Christians are a strange breed. We won’t watch Paranormal Activity (it’s evil, run for your lives!) but Kill Bill is fine (what’s a bit of murder between friends?). You won’t find us browsing the top shelf at the newsagents, but we’ll download 50 Shades on our Kindle. Drugs? Big no-no. Three pints, five shots and a Jagerbomb? All in a night’s work. We’re virgins until we marry, because we don’t count all the heavy petting as ‘sex’. We go on about words having power, but some of us have no qualms about dropping the F-bomb in casual conversation.

Hypocrisy is nothing new. Jesus died to save hypocrites, and I’m one of them. But our standards are so grey, it’s little wonder the world is getting whiplash watching us go back and forth between our piety and our reality.

What makes it worse is that we have the audacity – perhaps the recklessness – to start quoting 1 Corinthians – “Everything is permissible…” – by way of justification. Interpretations of the next line – “but not everything is beneficial” – are apparently still wide open for debate. How do you define beneficial, anyway? If it feels good; if it’s the only appropriate response to a situation; if it doesn’t damage anyone in close vicinity; if it doesn’t set our conscience off – well then it’s fair game, right?

Really?

Let’s take the least controversial of the examples above; swearing. Acres of internet space are dedicated to debating whether or not it’s ok to swear if you’re a Christian. At the time of writing, I’m yet to find a definitive answer on the point. What I can find, though – easily – are a lot of 20-something Christians who have no problem with swearing like troopers. And a couple of preachers who take no issue with it either. I’m a Christian, and it confuses me. I can only imagine what my non-Christian mates must think.

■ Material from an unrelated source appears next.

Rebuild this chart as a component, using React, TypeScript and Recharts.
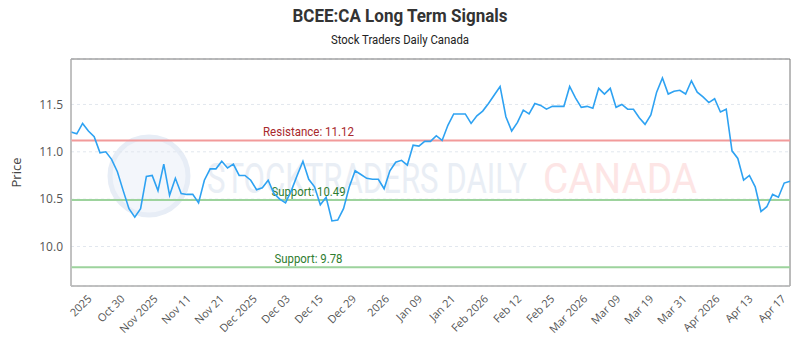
import { CartesianGrid, ComposedChart, Line, ReferenceArea, ReferenceLine, XAxis, YAxis } from 'recharts'

// daily closes
const prices = [
  11.21, 11.19, 11.3, 11.22, 11.16, 10.99, 11.0, 10.92, 10.79, 10.59,
  10.4, 10.31, 10.4, 10.74, 10.75, 10.59, 10.87, 10.54, 10.72, 10.56,
  10.55, 10.55, 10.46, 10.7, 10.82, 10.82, 10.9, 10.83, 10.87, 10.75,
  10.75, 10.7, 10.6, 10.62, 10.7, 10.56, 10.5, 10.46, 10.59, 10.75,
  10.9, 10.71, 10.63, 10.44, 10.52, 10.27, 10.28, 10.4, 10.63, 10.8,
  10.76, 10.72, 10.71, 10.71, 10.61, 10.8, 10.89, 10.91, 10.86, 11.07,
  11.06, 11.11, 11.11, 11.17, 11.12, 11.28, 11.4, 11.4, 11.4, 11.3,
  11.38, 11.43, 11.51, 11.6, 11.69, 11.37, 11.22, 11.31, 11.44, 11.4,
  11.51, 11.49, 11.45, 11.48, 11.48, 11.48, 11.69, 11.57, 11.47, 11.48,
  11.46, 11.67, 11.61, 11.67, 11.47, 11.5, 11.45, 11.45, 11.36, 11.29,
  11.39, 11.63, 11.78, 11.61, 11.64, 11.65, 11.61, 11.75, 11.63, 11.58,
  11.52, 11.56, 11.42, 11.45, 11.01, 10.93, 10.7, 10.75, 10.63, 10.37,
  10.42, 10.55, 10.52, 10.67, 10.69,
]

const tickLabels = [
  '2025', 'Oct 30', 'Nov 2025', 'Nov 11', 'Nov 21', 'Dec 2025', 'Dec 03', 'Dec 15',
  'Dec 29', '2026', 'Jan 09', 'Jan 21', 'Feb 2026', 'Feb 12', 'Feb 25', 'Mar 2026',
  'Mar 09', 'Mar 19', 'Mar 31', 'Apr 2026', 'Apr 13', 'Apr 17',
]
// where each label sits, in trading days from the first point
const tickPositions = [
  2.75, 8.45, 14.15, 19.85, 25.55, 31.25, 36.95, 42.65, 48.35, 54.05, 59.75,
  65.45, 71.15, 76.85, 82.55, 88.25, 93.95, 99.65, 105.35, 111.05, 116.75, 122.45,
]

const priceTicks = [10, 10.5, 11, 11.5]
const priceDomain = [9.583, 11.98]

const resistance = 11.12
const supports = [10.49, 9.78]

const data = prices.map((price, i) => ({ i, price }))

const sans = '"Open Sans", "Noto Sans", sans-serif'
const narrow = 'Roboto, "Noto Sans", sans-serif'

function LineTag({
  viewBox,
  text,
  color,
  len,
}: {
  viewBox?: { x: number; y: number }
  text: string
  color: string
  len: number
}) {
  if (!viewBox) return null
  return (
    <text
      x={viewBox.x + 237.5}
      y={viewBox.y - 4.5}
      textAnchor="middle"
      fill={color}
      fontSize={13}
      fontFamily={narrow}
      textLength={len}
      lengthAdjust="spacingAndGlyphs"
    >
      {text}
    </text>
  )
}

function Backdrop() {
  return (
    <svg width={800} height={350} style={{ position: 'absolute', left: 0, top: 0 }}>
      <text
        x={400}
        y={22}
        textAnchor="middle"
        fontFamily={narrow}
        fontWeight="bold"
        fontSize={18}
        fill="#333"
        textLength={215}
        lengthAdjust="spacingAndGlyphs"
      >
        BCEE:CA Long Term Signals
      </text>
      <text
        x={400}
        y={44}
        textAnchor="middle"
        fontFamily={narrow}
        fontSize={12.5}
        fill="#222"
        textLength={138}
        lengthAdjust="spacingAndGlyphs"
      >
        Stock Traders Daily Canada
      </text>
      {/* faint watermark */}
      <circle cx={149} cy={176} r={39} fill="#f3f6fb" stroke="#e7edf6" strokeWidth={5} />
      <text
        x={207}
        y={192.5}
        fontFamily={narrow}
        fontSize={43}
        fill="#e9eef5"
        textLength={320}
        lengthAdjust="spacingAndGlyphs"
      >
        STOCKTRADERS DAILY
      </text>
      <text
        x={543}
        y={192.5}
        fontFamily={narrow}
        fontSize={43}
        fill="#fde5e5"
        textLength={154}
        lengthAdjust="spacingAndGlyphs"
      >
        CANADA
      </text>
    </svg>
  )
}

export default function App() {
  return (
    <div style={{ position: 'relative', width: 800, height: 350, background: '#fff' }}>
      <style>{'body{margin:0}'}</style>
      <Backdrop />
      <div style={{ position: 'absolute', left: 0, top: 0 }}>
        <ComposedChart width={800} height={350} data={data} margin={{ top: 59, right: 10, bottom: 0, left: 11 }}>
          <XAxis xAxisId="pad" height={11} tick={false} axisLine={false} tickLine={false} />
          <XAxis
            xAxisId="main"
            dataKey="i"
            type="number"
            domain={[0, prices.length - 1]}
            ticks={tickPositions}
            tickFormatter={(v: number) => tickLabels[tickPositions.indexOf(v)] ?? ''}
            interval={0}
            angle={-45}
            textAnchor="end"
            height={53}
            tickLine={false}
            axisLine={{ stroke: '#c8c8c8' }}
            tick={{ fill: '#555', fontSize: 11, fontFamily: sans }}
          />
          <YAxis yAxisId="pad" width={11} tick={false} axisLine={false} tickLine={false} />
          <YAxis
            yAxisId="main"
            type="number"
            domain={priceDomain}
            ticks={priceTicks}
            tickFormatter={(v: number) => v.toFixed(1)}
            width={49}
            tickLine={false}
            axisLine={{ stroke: '#c8c8c8' }}
            tick={{ fill: '#555', fontSize: 12, fontFamily: sans }}
            label={{
              value: 'Price',
              angle: -90,
              position: 'insideLeft',
              offset: -6,
              style: { textAnchor: 'middle', fill: '#444', fontSize: 13, fontFamily: sans },
            }}
          />
          <CartesianGrid xAxisId="main" yAxisId="main" vertical={false} strokeDasharray="3 3" stroke="#e2e7ee" />
          <ReferenceArea
            xAxisId="main"
            yAxisId="main"
            x1={0}
            x2={prices.length - 1}
            y1={priceDomain[0]}
            y2={priceDomain[1]}
            fill="none"
            fillOpacity={0}
            stroke="#777"
            strokeWidth={1}
          />
          <ReferenceLine
            xAxisId="main"
            yAxisId="main"
            y={resistance}
            stroke="#f29a9a"
            strokeWidth={2}
            label={<LineTag text={`Resistance: ${resistance}`} color="#a8282c" len={91} />}
          />
          {supports.map((s, k) => (
            <ReferenceLine
              key={s}
              xAxisId="main"
              yAxisId="main"
              y={s}
              stroke="#9dd39d"
              strokeWidth={2}
              label={<LineTag text={`Support: ${s}`} color="#2f7d2f" len={k === 0 ? 74 : 68} />}
            />
          ))}
          <Line
            xAxisId="main"
            yAxisId="main"
            dataKey="price"
            type="linear"
            stroke="#2ea2f2"
            strokeWidth={1.6}
            dot={false}
            isAnimationActive={false}
          />
        </ComposedChart>
      </div>
    </div>
  )
}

From personal experience, I reckon swearing is borne out of one of three things:

–          Anger/hurt

–          Ego

–          Habit

I know that if I ever swear, it’ll most often come from my ego. I love words; I’m always looking for clever ways to say, blog and tweet stuff. Occasionally I’m tempted to stick a swear word in there because it’ll sound funny. I briefly imagine it being re-tweeted around the internet because the sheer hilarity will make people go: ‘Ha! She’s so humorous and witty and smart!’ And then I realise – I’m self-glorifying. Backspace backspace. Cancel. Don’t save as draft.

We have choices. We can wear our rage, pride or lack of self-control across our foreheads or we can honestly challenge ourselves about our motives. One thing I reckon everyone would be thankful for, though, is some consistency. Do our words have power, or is that just when we need to put our ‘prayer warrior’ hat on? In a grey situation we can choose to be black or white, and be informed in that choice. Plodding along in the murky in-between only makes us look strange and irrelevant.

What do you think? Can swearing ever be positive and beneficial? Do you think God cares about whether we swear?